I had it in my head that if I ate a bar of chocolate, it would make it all better but at the same time I knew that it would make me feel worse! I couldn’t stop it! Throughout the last 10 months of my weight loss journey I came to an understanding that there is ALWAYS an underlying reason for comfort eating. It can be for many reasons but through listening to my followers’ stories and my own, the main reasons that came up were from stress at work, grieving, depression, and the end of a relationship to name a few. It is very hard to try and recover from any of those reasons, but at the same time you shouldn’t let them control your life and as a result gain weight, have no interest in your appearance, stop going out, or distance yourself from friends. You should always talk to someone you trust about your feelings.
I think deep down, when you are eating crisps, chocolate, take-away foods etc., it’s a nostalgic feeling. It reminds you of when you were younger, when your parents would bring you out for burgers and chips on special occasions or at birthday parties you could eat all the sweets, cake, chocolate you wanted that day.
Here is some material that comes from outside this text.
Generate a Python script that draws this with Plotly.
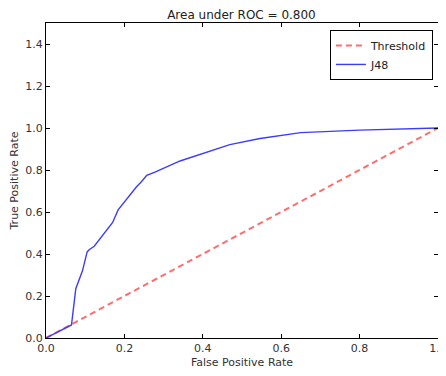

Those were the good times, when you could meet up with your friends, not have a worry in the world and would run around all day playing. The difference between then and now is when you are younger you are always running around the place and keeping active playing sports, walking places with friends and you end up working off all the food you ate. Perhaps, in your case, your parents would only allow you to have treats once in awhile rather than every day. Now we drive most places, we have long days in work/college and literally will eat what ever is the handiest to us, instead of what is healthy and nutritious.
The reason for my comfort eating was because I was unhappy where I was working at the time and always wanted to be doing something in fitness. But unfortunately my comfort eating had spiralled out of control and had gained 3 stone. There was no way I would do any type of fitness at the time because who would have taken me seriously when I was overweight!
It’s 10 months later, and I’m a different person. I have lost 3 stone, I’m studying to be a personal trainer, gym instructor and fitness instructor. I am out of that job and the comfort eating has completely stopped. I started working out and eating healthy and have one treat day in the week. I chose to change and so can you!